By Keba, South Africa

A session that was supposed to be about experiences of hate crimes, and remembering people we have lost at the hand of homophobia ended up into something else. The session started so well, we had panelists who did presentations and expressions from different organisations, but same people that we always see in these meetings and panels. I loved what Chan from Zambia, if not mistaken said, who he identifies as a transmen. He feels that there is no unity within the feminist movement. A lot of people identified with her.

Two Palistinine women expressed their views on what they think about homosexuality in which a lot of people felt uncomfortable hearing such expressions and called them homophobic, especially in AWID. Isn't that interesting? But what we need to realise is that, they have their own different background, and to quickly judge and crush is really not a strategic move, especially when we are in one struggle for change.

Like I said, what was suppose to be a session about hate crimes and experiences ended up into an emotional session where people expressed their anger and hurt by organisations. These are some of the quote: "We attend matches, risk our lives on TV and papers for change, we write about our sad stories on books during the 16 days of activism, we attend the same meetings that are facilitated by the same people, the terminologies are beyond our understanding, and there is never a follow up. Follow up, is it important?"

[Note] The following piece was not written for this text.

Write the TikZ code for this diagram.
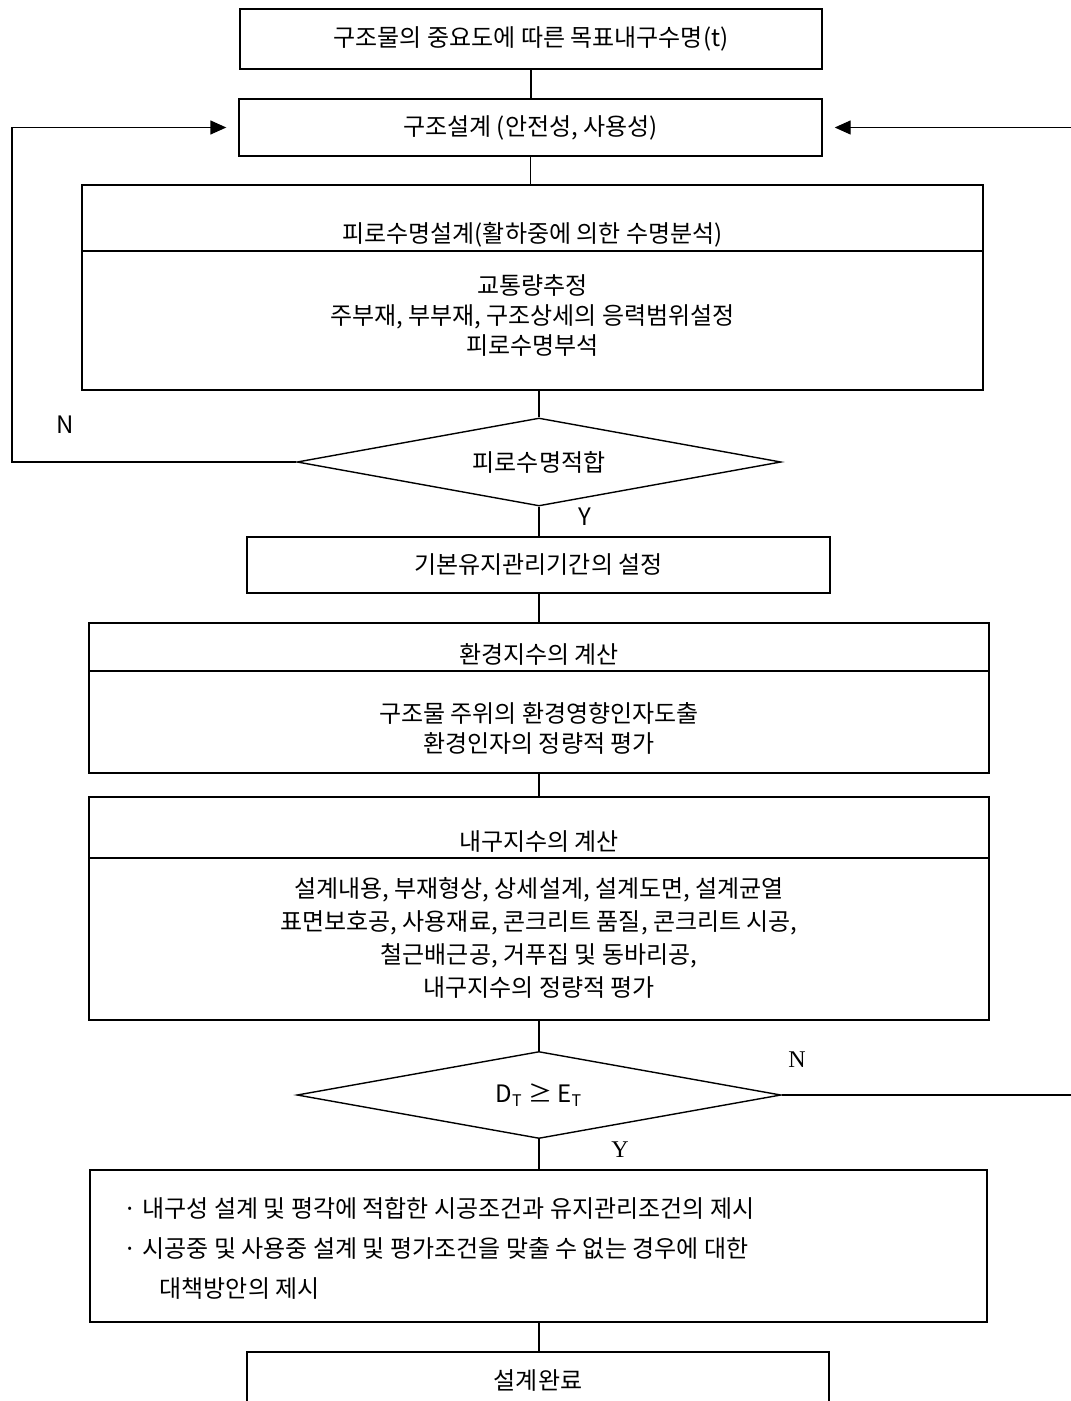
\documentclass[tikz,border=0pt]{standalone}
\usepackage{fontspec}
\setmainfont{Noto Sans CJK KR}
\newfontfamily\latinserif{Liberation Serif}
\usetikzlibrary{shapes.geometric,arrows.meta}

\begin{document}
\begin{tikzpicture}[x=0.5pt, y=-0.5pt, line width=0.7pt, font=\fontsize{12pt}{15pt}\selectfont]
	\tikzstyle{box} = [rectangle, draw=black, inner sep=0pt]
	\tikzstyle{decision} = [diamond, draw=black, inner sep=0pt, aspect=5.5, minimum width=242pt, minimum height=44pt]
	\tikzstyle{body} = [align=center, inner sep=0pt]
	\tikzstyle{header} = [inner sep=0pt, anchor=base]
	\tikzstyle{loop_arrow} = [-{Triangle[length=8pt, width=7pt]}, shorten >=6pt]

	\useasboundingbox (0,0) rectangle (1070,1401);

%------------------------------------------------------------
	\node[box, minimum width=291pt, minimum height=30pt] (b_goal) at (531,39) {구조물의 중요도에 따른 목표내구수명(t)};
	\node[box, minimum width=291.5pt, minimum height=28.5pt] (b_design) at (530.5,127.5) {구조설계 (안전성, 사용성)};

	\node[box, minimum width=450.5pt, minimum height=102.5pt] (b_fatigue) at (532.5,287.5) {};
	\node[header] (t_fatigue) at (532.5,243) {피로수명설계(활하중에 의한 수명분석)};
	\node[body] (l_fatigue) at (532.5,316) {교통량추정\\주부재, 부부재, 구조상세의 응력범위설정\\피로수명부석};
	\draw (b_fatigue.west |- 0,251) -- (b_fatigue.east |- 0,251);

	\node[decision] (d_fatigue) at (539,462) {피로수명적합};
%------------------------------------------------------------

	\node[box, minimum width=291.5pt, minimum height=28pt] (b_period) at (538.5,565) {기본유지관리기간의 설정};

	\node[box, minimum width=450pt, minimum height=75pt] (b_env) at (539,698) {};
	\node[header] (t_env) at (539,663) {환경지수의 계산};
	\node[body] (l_env) at (539,728.5) {구조물 주위의 환경영향인자도출\\환경인자의 정량적 평가};
	\draw (b_env.west |- 0,671) -- (b_env.east |- 0,671);

	\node[box, minimum width=450pt, minimum height=111.5pt] (b_dur) at (539,908.5) {};
	\node[header] (t_dur) at (539,850) {내구지수의 계산};
	\node[body, font=\fontsize{12pt}{16.5pt}\selectfont] (l_dur) at (539,937.5) {설계내용, 부재형상, 상세설계, 설계도면, 설계균열\\표면보호공, 사용재료, 콘크리트 품질, 콘크리트 시공,\\철근배근공, 거푸집 및 동바리공,\\내구지수의 정량적 평가};
	\draw (b_dur.west |- 0,858) -- (b_dur.east |- 0,858);

	\node[decision, minimum height=43.5pt] (d_dur) at (539,1095) {D\textsubscript{T} ≥ E\textsubscript{T}};
%------------------------------------------------------------

	\node[box, minimum width=448.5pt, minimum height=76pt] (b_measure) at (538.5,1246) {};
	\node[align=left, inner sep=0pt, anchor=west, font=\fontsize{12pt}{20pt}\selectfont] (l_measure) at (123,1248.5) {· 내구성 설계 및 평각에 적합한 시공조건과 유지관리조건의 제시\\· 시공중 및 사용중 설계 및 평가조건을 맞출 수 없는 경우에 대한\\\hspace*{18pt}대책방안의 제시};

	\node[box, minimum width=291pt, minimum height=28pt] (b_end) at (538,1380) {설계완료};

%------------------------------------------------------------
	\node (n_left) at (65,425) {N};
	\node (y_upper) at (585,517) {Y};
	\node[font=\latinserif\fontsize{12pt}{15pt}\selectfont] (n_right) at (797,1060) {N};
	\node[font=\latinserif\fontsize{12pt}{15pt}\selectfont] (y_lower) at (620,1150) {Y};

	\draw (b_goal.south) -- (b_goal.south |- b_design.north);
	\draw (b_design.south) -- (b_design.south |- b_fatigue.north);
	\draw (d_fatigue.north |- b_fatigue.south) -- (d_fatigue.north);
	\draw (d_fatigue.south) -- (d_fatigue.south |- b_period.north);
	\draw (d_fatigue.south |- b_period.south) -- (d_fatigue.south |- b_env.north);
	\draw (d_fatigue.south |- b_env.south) -- (d_fatigue.south |- b_dur.north);
	\draw (d_dur.north |- b_dur.south) -- (d_dur.north);
	\draw (d_dur.south) -- (d_dur.south |- b_measure.north);
	\draw (d_dur.south |- b_measure.south) -- (d_dur.south |- b_end.north);

	\coordinate (loop_l) at (12,462);
	\coordinate (loop_r) at (1074,1095);
	\draw[loop_arrow] (d_fatigue.west) -- (loop_l) |- (b_design.west);
	\draw[loop_arrow] (d_dur.east) -- (loop_r) |- (b_design.east);

\end{tikzpicture}
\end{document}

After our brave efforts on TV and papers, we are never called the next day just to check how we travelled home and if we are safe or not. The same people in the townships that victims us sexually maybe, pose threats, we speak about these issues to the same orgs that we make efforts for in solidarity but there has never been a change to protect us. No empowerment for those who need it, those who risk their lives to advocate for change, but we are in solidarity.

Some felt the need to go corporate because the movement is not inclusive of other marginalised people, doesn't recognise the need to empower when necessary. In South Africa, black lesbians have taken a brave stand to speak out as an effort to change and be part of but it is not in reality, it is an ambition I say. We have never seen a young, black lesbian in any of these panels, representing other young voices in our language unlike the number you see in the street, outside the courts.

A lot of people, particularly black lesbian feels that they are important during the 16 days of activism and matches but never in these spaces.

Others felt that they are not feminst and in fact the movement on its own is divided. There is no unity.

As a young, black feminist with a lesbian identity, I share the same sentiment with those who expressed how they felt. It is painful, it is tiring. Some even gate crashed the meeting just to be in the space and express these issues.

Are we really in solidarity? Is empowerment important and for who? We are represented, wow, great effort but is it how we would want our voices to be painted?